§ Task directions: Look through the material below for "draw". Copy every line that contains it.

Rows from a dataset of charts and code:
══════════
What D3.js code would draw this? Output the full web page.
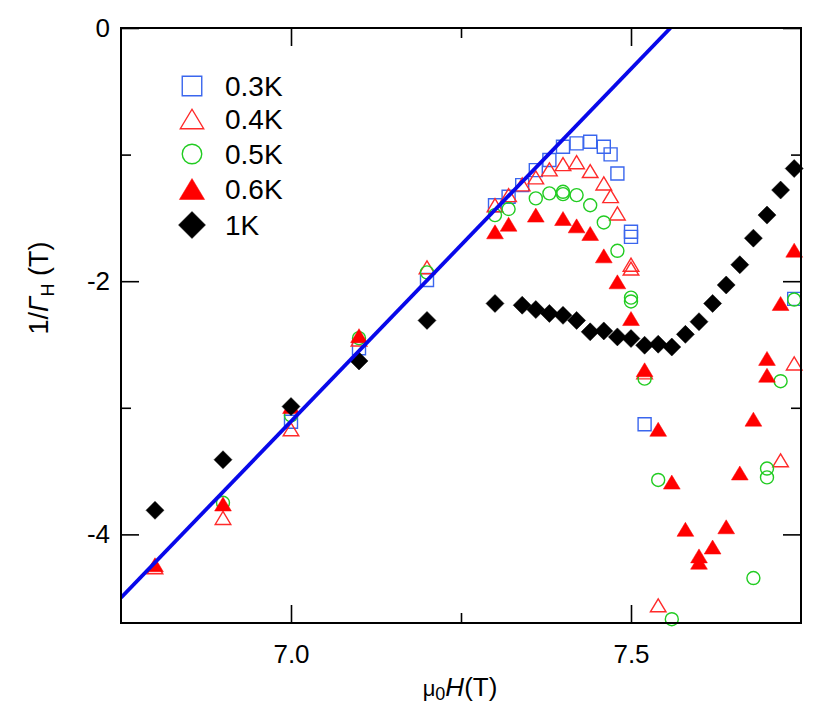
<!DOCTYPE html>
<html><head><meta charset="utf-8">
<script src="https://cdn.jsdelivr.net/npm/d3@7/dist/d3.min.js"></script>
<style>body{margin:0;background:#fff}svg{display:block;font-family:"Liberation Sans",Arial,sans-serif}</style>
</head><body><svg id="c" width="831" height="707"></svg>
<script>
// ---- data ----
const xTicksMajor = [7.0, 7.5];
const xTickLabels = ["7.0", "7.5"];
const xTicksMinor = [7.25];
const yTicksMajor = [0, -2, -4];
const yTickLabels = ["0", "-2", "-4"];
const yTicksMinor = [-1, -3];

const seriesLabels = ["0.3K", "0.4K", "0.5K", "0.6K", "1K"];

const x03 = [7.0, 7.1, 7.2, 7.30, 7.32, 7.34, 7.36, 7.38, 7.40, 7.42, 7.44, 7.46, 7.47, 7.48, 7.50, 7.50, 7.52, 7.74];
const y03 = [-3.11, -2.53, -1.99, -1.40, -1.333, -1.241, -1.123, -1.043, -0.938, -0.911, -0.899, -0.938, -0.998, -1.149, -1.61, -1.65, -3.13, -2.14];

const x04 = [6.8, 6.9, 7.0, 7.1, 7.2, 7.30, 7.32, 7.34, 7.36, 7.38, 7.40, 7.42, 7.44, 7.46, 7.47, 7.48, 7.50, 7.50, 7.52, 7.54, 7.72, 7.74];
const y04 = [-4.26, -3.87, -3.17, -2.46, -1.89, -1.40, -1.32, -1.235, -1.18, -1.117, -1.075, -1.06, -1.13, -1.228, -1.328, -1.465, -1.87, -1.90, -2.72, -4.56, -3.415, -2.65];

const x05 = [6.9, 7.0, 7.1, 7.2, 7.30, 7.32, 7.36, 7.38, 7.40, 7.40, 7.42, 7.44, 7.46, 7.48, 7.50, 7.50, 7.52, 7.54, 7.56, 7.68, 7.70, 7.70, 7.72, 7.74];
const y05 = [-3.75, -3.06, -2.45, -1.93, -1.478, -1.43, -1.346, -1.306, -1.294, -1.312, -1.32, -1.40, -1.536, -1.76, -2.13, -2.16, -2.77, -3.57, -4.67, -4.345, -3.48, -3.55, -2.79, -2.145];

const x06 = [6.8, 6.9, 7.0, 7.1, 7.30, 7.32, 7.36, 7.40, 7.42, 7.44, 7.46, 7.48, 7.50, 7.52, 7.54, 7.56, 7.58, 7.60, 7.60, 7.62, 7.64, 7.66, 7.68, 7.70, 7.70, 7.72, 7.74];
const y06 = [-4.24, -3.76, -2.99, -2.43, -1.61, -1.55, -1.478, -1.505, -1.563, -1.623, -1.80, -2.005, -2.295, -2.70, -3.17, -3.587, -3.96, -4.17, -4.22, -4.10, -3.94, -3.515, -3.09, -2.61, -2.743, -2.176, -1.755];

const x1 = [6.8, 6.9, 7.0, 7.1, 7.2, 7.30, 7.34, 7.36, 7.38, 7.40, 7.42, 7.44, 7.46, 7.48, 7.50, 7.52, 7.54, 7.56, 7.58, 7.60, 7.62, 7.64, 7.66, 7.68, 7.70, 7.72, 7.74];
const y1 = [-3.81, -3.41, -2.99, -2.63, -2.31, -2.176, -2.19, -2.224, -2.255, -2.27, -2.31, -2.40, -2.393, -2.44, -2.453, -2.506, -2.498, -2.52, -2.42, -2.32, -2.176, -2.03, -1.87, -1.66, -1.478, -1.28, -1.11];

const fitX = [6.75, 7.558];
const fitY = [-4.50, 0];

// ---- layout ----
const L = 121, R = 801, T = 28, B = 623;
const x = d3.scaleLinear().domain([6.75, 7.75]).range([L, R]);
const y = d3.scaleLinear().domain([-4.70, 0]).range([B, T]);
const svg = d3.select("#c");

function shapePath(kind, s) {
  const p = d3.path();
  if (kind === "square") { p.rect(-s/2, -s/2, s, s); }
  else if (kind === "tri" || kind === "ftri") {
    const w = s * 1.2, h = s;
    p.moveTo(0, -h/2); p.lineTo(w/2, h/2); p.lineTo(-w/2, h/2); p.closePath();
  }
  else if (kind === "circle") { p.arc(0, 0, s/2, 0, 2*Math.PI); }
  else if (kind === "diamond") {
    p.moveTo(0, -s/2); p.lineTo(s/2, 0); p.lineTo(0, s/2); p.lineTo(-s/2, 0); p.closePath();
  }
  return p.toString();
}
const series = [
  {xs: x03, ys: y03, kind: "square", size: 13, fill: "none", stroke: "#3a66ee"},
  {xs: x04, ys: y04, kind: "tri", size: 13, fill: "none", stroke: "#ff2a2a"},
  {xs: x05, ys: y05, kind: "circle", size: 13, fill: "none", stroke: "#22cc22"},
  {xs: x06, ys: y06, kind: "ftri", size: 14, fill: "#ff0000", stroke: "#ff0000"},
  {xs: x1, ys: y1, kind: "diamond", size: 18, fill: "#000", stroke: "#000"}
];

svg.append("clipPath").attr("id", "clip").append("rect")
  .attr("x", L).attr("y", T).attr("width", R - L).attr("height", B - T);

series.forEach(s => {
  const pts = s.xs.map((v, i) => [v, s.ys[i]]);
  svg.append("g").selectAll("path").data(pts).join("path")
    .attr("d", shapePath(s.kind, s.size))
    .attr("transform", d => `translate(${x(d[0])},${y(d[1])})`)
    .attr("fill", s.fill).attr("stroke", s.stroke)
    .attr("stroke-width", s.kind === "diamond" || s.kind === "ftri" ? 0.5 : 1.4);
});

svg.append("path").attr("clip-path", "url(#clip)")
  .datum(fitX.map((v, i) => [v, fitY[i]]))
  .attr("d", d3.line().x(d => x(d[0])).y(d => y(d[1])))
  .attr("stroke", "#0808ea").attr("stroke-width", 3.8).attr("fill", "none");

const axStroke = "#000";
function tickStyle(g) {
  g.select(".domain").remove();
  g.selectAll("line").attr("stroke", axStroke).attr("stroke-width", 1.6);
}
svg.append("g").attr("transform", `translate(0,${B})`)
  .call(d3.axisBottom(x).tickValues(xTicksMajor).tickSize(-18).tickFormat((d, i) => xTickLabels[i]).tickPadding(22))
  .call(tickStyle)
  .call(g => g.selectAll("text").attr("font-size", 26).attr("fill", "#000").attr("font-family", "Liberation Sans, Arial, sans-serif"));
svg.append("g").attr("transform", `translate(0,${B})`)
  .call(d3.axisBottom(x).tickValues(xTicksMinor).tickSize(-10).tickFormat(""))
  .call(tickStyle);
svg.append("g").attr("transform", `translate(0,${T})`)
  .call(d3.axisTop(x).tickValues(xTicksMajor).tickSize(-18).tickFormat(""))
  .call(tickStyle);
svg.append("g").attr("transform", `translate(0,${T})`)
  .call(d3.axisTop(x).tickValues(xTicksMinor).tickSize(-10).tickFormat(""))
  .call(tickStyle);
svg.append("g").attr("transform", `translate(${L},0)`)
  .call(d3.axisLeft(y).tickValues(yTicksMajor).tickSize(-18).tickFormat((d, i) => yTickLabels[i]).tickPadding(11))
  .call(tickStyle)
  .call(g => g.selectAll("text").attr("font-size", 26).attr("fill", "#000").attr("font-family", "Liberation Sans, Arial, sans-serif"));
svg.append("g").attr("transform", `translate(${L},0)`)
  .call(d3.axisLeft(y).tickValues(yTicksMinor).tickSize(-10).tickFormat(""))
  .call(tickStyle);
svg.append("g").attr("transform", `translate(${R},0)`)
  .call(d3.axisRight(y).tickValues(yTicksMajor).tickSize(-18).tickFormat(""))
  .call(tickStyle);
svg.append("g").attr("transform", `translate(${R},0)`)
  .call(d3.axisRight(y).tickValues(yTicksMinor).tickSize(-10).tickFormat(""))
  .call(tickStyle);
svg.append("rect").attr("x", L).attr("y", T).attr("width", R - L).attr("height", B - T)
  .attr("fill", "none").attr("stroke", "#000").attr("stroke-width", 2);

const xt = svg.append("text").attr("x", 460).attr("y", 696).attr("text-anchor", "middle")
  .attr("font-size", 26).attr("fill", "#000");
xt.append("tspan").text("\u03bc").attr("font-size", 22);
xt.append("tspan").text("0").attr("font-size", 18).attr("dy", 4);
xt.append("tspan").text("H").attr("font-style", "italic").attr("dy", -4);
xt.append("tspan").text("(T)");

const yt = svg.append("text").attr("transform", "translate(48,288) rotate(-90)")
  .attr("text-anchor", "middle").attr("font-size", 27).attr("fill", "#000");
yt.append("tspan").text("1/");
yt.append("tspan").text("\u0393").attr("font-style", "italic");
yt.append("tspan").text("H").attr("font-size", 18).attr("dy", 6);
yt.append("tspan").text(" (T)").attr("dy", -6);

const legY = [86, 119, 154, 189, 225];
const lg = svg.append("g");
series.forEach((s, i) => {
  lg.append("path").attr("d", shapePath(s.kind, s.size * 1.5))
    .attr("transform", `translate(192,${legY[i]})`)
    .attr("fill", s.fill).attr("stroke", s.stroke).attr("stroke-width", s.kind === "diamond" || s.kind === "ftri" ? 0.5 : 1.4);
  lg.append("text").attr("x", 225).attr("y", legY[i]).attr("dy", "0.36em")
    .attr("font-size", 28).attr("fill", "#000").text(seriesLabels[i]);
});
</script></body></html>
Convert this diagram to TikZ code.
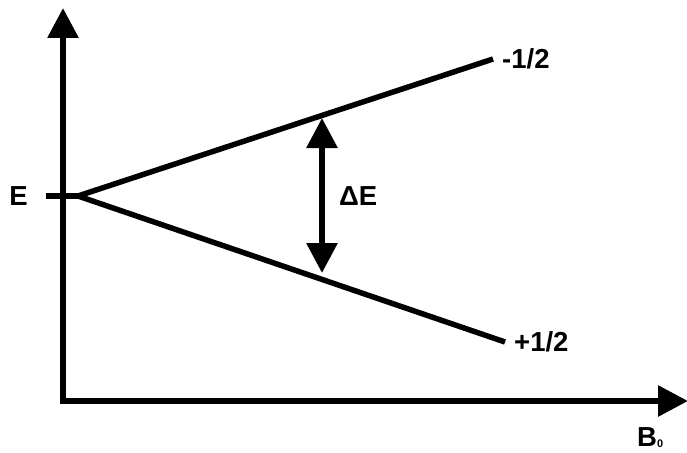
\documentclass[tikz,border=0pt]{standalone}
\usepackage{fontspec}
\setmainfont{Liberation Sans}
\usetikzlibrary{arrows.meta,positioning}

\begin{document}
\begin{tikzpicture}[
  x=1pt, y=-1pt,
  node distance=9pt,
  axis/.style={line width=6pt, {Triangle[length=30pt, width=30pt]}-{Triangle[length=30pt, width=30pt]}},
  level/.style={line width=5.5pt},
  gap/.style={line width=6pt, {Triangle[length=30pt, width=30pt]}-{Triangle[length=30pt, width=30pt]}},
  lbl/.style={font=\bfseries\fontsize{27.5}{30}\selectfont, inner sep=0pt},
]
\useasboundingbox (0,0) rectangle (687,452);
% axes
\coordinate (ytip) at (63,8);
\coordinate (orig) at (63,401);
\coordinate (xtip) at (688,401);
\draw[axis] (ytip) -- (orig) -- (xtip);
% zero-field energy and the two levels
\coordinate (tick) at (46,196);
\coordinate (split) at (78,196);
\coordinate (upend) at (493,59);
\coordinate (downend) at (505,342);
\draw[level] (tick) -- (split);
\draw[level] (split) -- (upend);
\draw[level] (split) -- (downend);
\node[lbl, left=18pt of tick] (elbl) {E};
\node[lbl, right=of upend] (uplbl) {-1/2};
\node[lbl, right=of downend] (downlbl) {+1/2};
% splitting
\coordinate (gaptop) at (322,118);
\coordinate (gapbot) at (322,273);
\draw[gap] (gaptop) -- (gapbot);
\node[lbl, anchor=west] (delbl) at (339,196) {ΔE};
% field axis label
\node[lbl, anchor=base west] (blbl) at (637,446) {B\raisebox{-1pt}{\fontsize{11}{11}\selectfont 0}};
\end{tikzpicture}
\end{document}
══════════
§ Reply to the exercise:
What D3.js code would draw this? Output the full web page.
\draw[axis] (ytip) -- (orig) -- (xtip);
\draw[level] (tick) -- (split);
\draw[level] (split) -- (upend);
\draw[level] (split) -- (downend);
\draw[gap] (gaptop) -- (gapbot);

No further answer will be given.